## [REQUEST]
Skip any picture you find and retype all the remaining lines exactly.

········

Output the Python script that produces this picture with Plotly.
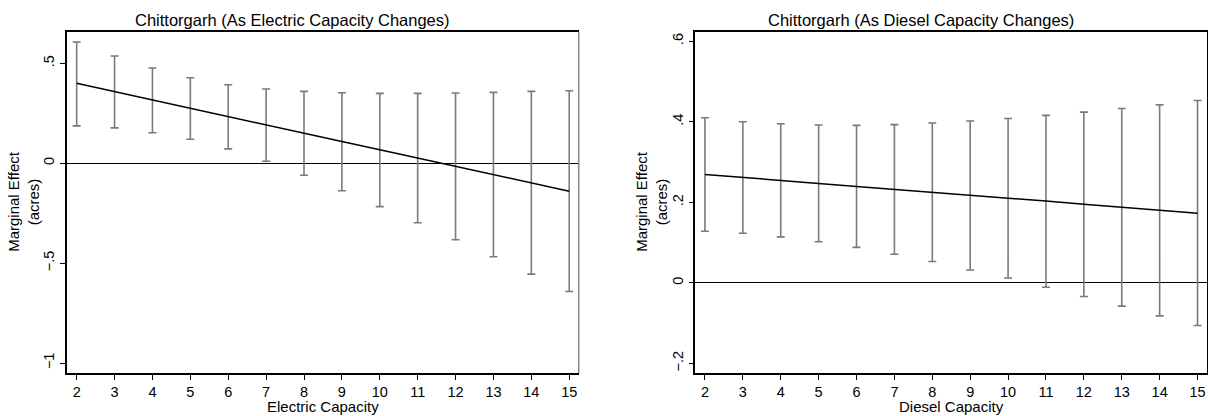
import plotly.graph_objects as go
from plotly.subplots import make_subplots

# ---- data ----
capacity = [2, 3, 4, 5, 6, 7, 8, 9, 10, 11, 12, 13, 14, 15]

elec_effect = [0.400, 0.358, 0.317, 0.275, 0.234, 0.192, 0.151, 0.109, 0.068, 0.026, -0.015, -0.057, -0.098, -0.140]
elec_upper = [0.607, 0.537, 0.477, 0.428, 0.393, 0.372, 0.360, 0.353, 0.350, 0.350, 0.352, 0.355, 0.360, 0.363]
elec_lower = [0.187, 0.177, 0.153, 0.120, 0.072, 0.010, -0.060, -0.138, -0.217, -0.298, -0.383, -0.468, -0.555, -0.642]

dies_effect = [0.269, 0.262, 0.254, 0.247, 0.239, 0.232, 0.225, 0.217, 0.210, 0.203, 0.195, 0.188, 0.181, 0.173]
dies_upper = [0.410, 0.400, 0.395, 0.392, 0.391, 0.393, 0.397, 0.402, 0.408, 0.416, 0.424, 0.433, 0.442, 0.453]
dies_lower = [0.128, 0.123, 0.114, 0.102, 0.088, 0.071, 0.053, 0.032, 0.012, -0.011, -0.034, -0.058, -0.082, -0.106]

elec_yticks = [-1, -0.5, 0, 0.5]
elec_yticklabels = ["\u22121", "\u2212.5", "0", ".5"]
dies_yticks = [-0.2, 0, 0.2, 0.4, 0.6]
dies_yticklabels = ["\u2212.2", "0", ".2", ".4", ".6"]

titles = ["Chittorgarh (As Electric Capacity Changes)", "Chittorgarh (As Diesel Capacity Changes)"]
xtitles = ["Electric Capacity", "Diesel Capacity"]
ytitle = "Marginal Effect<br>(acres)"

W, H = 1208, 416
FONT = "Liberation Sans, Arial, sans-serif"
GREY = "#7a7a7a"

fig = make_subplots(rows=1, cols=2)

panels = [
    (elec_effect, elec_upper, elec_lower, 1),
    (dies_effect, dies_upper, dies_lower, 2),
]
for eff, up, lo, col in panels:
    fig.add_trace(go.Scatter(
        x=capacity, y=eff, mode="markers",
        marker=dict(size=1, color="rgba(0,0,0,0)"),
        error_y=dict(type="data", symmetric=False,
                     array=[u - e for u, e in zip(up, eff)],
                     arrayminus=[e - l for e, l in zip(eff, lo)],
                     color=GREY, thickness=1.6, width=4),
        showlegend=False, hoverinfo="skip"), row=1, col=col)
    fig.add_trace(go.Scatter(
        x=capacity, y=eff, mode="lines",
        line=dict(color="black", width=1.5),
        showlegend=False), row=1, col=col)

dom1 = [67 / W, 578.7 / W]
dom2 = [695.3 / W, 1207 / W]
ydom = [0, 1]

common_x = dict(range=[1.745, 15.25], tickmode="array", tickvals=capacity,
                ticks="outside", ticklen=5, tickcolor="black", tickwidth=1.2,
                showline=True, linecolor="black", linewidth=1.6, mirror=True,
                showgrid=False, zeroline=False, automargin=False,
                tickfont=dict(family=FONT, size=14.5, color="black"))
common_y = dict(ticks="outside", ticklen=5, tickcolor="black", tickwidth=1.2,
                showline=True, linecolor="black", linewidth=1.6,
                showgrid=False, zeroline=True, zerolinecolor="black", zerolinewidth=1,
                tickangle=-90, automargin=False,
                tickfont=dict(family=FONT, size=14.5, color="black"))

fig.update_xaxes(domain=dom1, **common_x, row=1, col=1)
fig.update_xaxes(domain=dom2, **common_x, row=1, col=2)
fig.update_yaxes(domain=ydom, range=[-1.05, 0.657], tickmode="array", mirror=False,
                 tickvals=elec_yticks, ticktext=elec_yticklabels, **common_y, row=1, col=1)
fig.update_yaxes(domain=ydom, range=[-0.224, 0.623], tickmode="array", mirror=True,
                 tickvals=dies_yticks, ticktext=dies_yticklabels, **common_y, row=1, col=2)

# grey right-hand frame edge on the left panel
fig.add_shape(type="line", xref="x domain", yref="y domain", x0=1, x1=1, y0=0, y1=1,
              line=dict(color="#8a8a8a", width=1.6), row=1, col=1)

annotations = []
# panel titles
for cx, t in [(292.5, titles[0]), (921, titles[1])]:
    annotations.append(dict(x=cx / W, y=20, xref="paper", yref="paper", text=t,
                            showarrow=False, font=dict(family=FONT, size=16.5, color="black"),
                            xanchor="center", yanchor="middle"))
# x axis titles
for cx, t in [((dom1[0] + dom1[1]) / 2, xtitles[0]), ((dom2[0] + dom2[1]) / 2, xtitles[1])]:
    annotations.append(dict(x=cx, y=407, xref="paper", yref="paper", text=t,
                            showarrow=False, font=dict(family=FONT, size=15, color="black"),
                            xanchor="center", yanchor="middle"))
# y axis titles
for cx in [24, 652]:
    annotations.append(dict(x=cx / W, y=202, xref="paper", yref="paper", text=ytitle,
                            showarrow=False, textangle=-90,
                            font=dict(family=FONT, size=15, color="black"),
                            xanchor="center", yanchor="middle"))

# convert pixel y positions of annotations to paper coords
T, B = 32, 416 - 373.3
ph = H - T - B
for a in annotations:
    ypix = a["y"]
    a["y"] = (H - B - ypix) / ph

fig.update_layout(
    width=W, height=H,
    margin=dict(l=0, r=0, t=T, b=B, pad=0),
    paper_bgcolor="white", plot_bgcolor="white",
    font=dict(family=FONT, color="black"),
    annotations=annotations,
)

fig.write_html("out.html")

········

## [SOLUTION FOR THIS PROBLEM]
Output the Python script that produces this picture with Plotly.
import plotly.graph_objects as go
from plotly.subplots import make_subplots

# ---- data ----
capacity = [2, 3, 4, 5, 6, 7, 8, 9, 10, 11, 12, 13, 14, 15]

elec_effect = [0.400, 0.358, 0.317, 0.275, 0.234, 0.192, 0.151, 0.109, 0.068, 0.026, -0.015, -0.057, -0.098, -0.140]
elec_upper = [0.607, 0.537, 0.477, 0.428, 0.393, 0.372, 0.360, 0.353, 0.350, 0.350, 0.352, 0.355, 0.360, 0.363]
elec_lower = [0.187, 0.177, 0.153, 0.120, 0.072, 0.010, -0.060, -0.138, -0.217, -0.298, -0.383, -0.468, -0.555, -0.642]

dies_effect = [0.269, 0.262, 0.254, 0.247, 0.239, 0.232, 0.225, 0.217, 0.210, 0.203, 0.195, 0.188, 0.181, 0.173]
dies_upper = [0.410, 0.400, 0.395, 0.392, 0.391, 0.393, 0.397, 0.402, 0.408, 0.416, 0.424, 0.433, 0.442, 0.453]
dies_lower = [0.128, 0.123, 0.114, 0.102, 0.088, 0.071, 0.053, 0.032, 0.012, -0.011, -0.034, -0.058, -0.082, -0.106]

elec_yticks = [-1, -0.5, 0, 0.5]
elec_yticklabels = ["\u22121", "\u2212.5", "0", ".5"]
dies_yticks = [-0.2, 0, 0.2, 0.4, 0.6]
dies_yticklabels = ["\u2212.2", "0", ".2", ".4", ".6"]

titles = ["Chittorgarh (As Electric Capacity Changes)", "Chittorgarh (As Diesel Capacity Changes)"]
xtitles = ["Electric Capacity", "Diesel Capacity"]
ytitle = "Marginal Effect<br>(acres)"

W, H = 1208, 416
FONT = "Liberation Sans, Arial, sans-serif"
GREY = "#7a7a7a"

fig = make_subplots(rows=1, cols=2)

panels = [
    (elec_effect, elec_upper, elec_lower, 1),
    (dies_effect, dies_upper, dies_lower, 2),
]
for eff, up, lo, col in panels:
    fig.add_trace(go.Scatter(
        x=capacity, y=eff, mode="markers",
        marker=dict(size=1, color="rgba(0,0,0,0)"),
        error_y=dict(type="data", symmetric=False,
                     array=[u - e for u, e in zip(up, eff)],
                     arrayminus=[e - l for e, l in zip(eff, lo)],
                     color=GREY, thickness=1.6, width=4),
        showlegend=False, hoverinfo="skip"), row=1, col=col)
    fig.add_trace(go.Scatter(
        x=capacity, y=eff, mode="lines",
        line=dict(color="black", width=1.5),
        showlegend=False), row=1, col=col)

dom1 = [67 / W, 578.7 / W]
dom2 = [695.3 / W, 1207 / W]
ydom = [0, 1]

common_x = dict(range=[1.745, 15.25], tickmode="array", tickvals=capacity,
                ticks="outside", ticklen=5, tickcolor="black", tickwidth=1.2,
                showline=True, linecolor="black", linewidth=1.6, mirror=True,
                showgrid=False, zeroline=False, automargin=False,
                tickfont=dict(family=FONT, size=14.5, color="black"))
common_y = dict(ticks="outside", ticklen=5, tickcolor="black", tickwidth=1.2,
                showline=True, linecolor="black", linewidth=1.6,
                showgrid=False, zeroline=True, zerolinecolor="black", zerolinewidth=1,
                tickangle=-90, automargin=False,
                tickfont=dict(family=FONT, size=14.5, color="black"))

fig.update_xaxes(domain=dom1, **common_x, row=1, col=1)
fig.update_xaxes(domain=dom2, **common_x, row=1, col=2)
fig.update_yaxes(domain=ydom, range=[-1.05, 0.657], tickmode="array", mirror=False,
                 tickvals=elec_yticks, ticktext=elec_yticklabels, **common_y, row=1, col=1)
fig.update_yaxes(domain=ydom, range=[-0.224, 0.623], tickmode="array", mirror=True,
                 tickvals=dies_yticks, ticktext=dies_yticklabels, **common_y, row=1, col=2)

# grey right-hand frame edge on the left panel
fig.add_shape(type="line", xref="x domain", yref="y domain", x0=1, x1=1, y0=0, y1=1,
              line=dict(color="#8a8a8a", width=1.6), row=1, col=1)

annotations = []
# panel titles
for cx, t in [(292.5, titles[0]), (921, titles[1])]:
    annotations.append(dict(x=cx / W, y=20, xref="paper", yref="paper", text=t,
                            showarrow=False, font=dict(family=FONT, size=16.5, color="black"),
                            xanchor="center", yanchor="middle"))
# x axis titles
for cx, t in [((dom1[0] + dom1[1]) / 2, xtitles[0]), ((dom2[0] + dom2[1]) / 2, xtitles[1])]:
    annotations.append(dict(x=cx, y=407, xref="paper", yref="paper", text=t,
                            showarrow=False, font=dict(family=FONT, size=15, color="black"),
                            xanchor="center", yanchor="middle"))
# y axis titles
for cx in [24, 652]:
    annotations.append(dict(x=cx / W, y=202, xref="paper", yref="paper", text=ytitle,
                            showarrow=False, textangle=-90,
                            font=dict(family=FONT, size=15, color="black"),
                            xanchor="center", yanchor="middle"))

# convert pixel y positions of annotations to paper coords
T, B = 32, 416 - 373.3
ph = H - T - B
for a in annotations:
    ypix = a["y"]
    a["y"] = (H - B - ypix) / ph

fig.update_layout(
    width=W, height=H,
    margin=dict(l=0, r=0, t=T, b=B, pad=0),
    paper_bgcolor="white", plot_bgcolor="white",
    font=dict(family=FONT, color="black"),
    annotations=annotations,
)

fig.write_html("out.html")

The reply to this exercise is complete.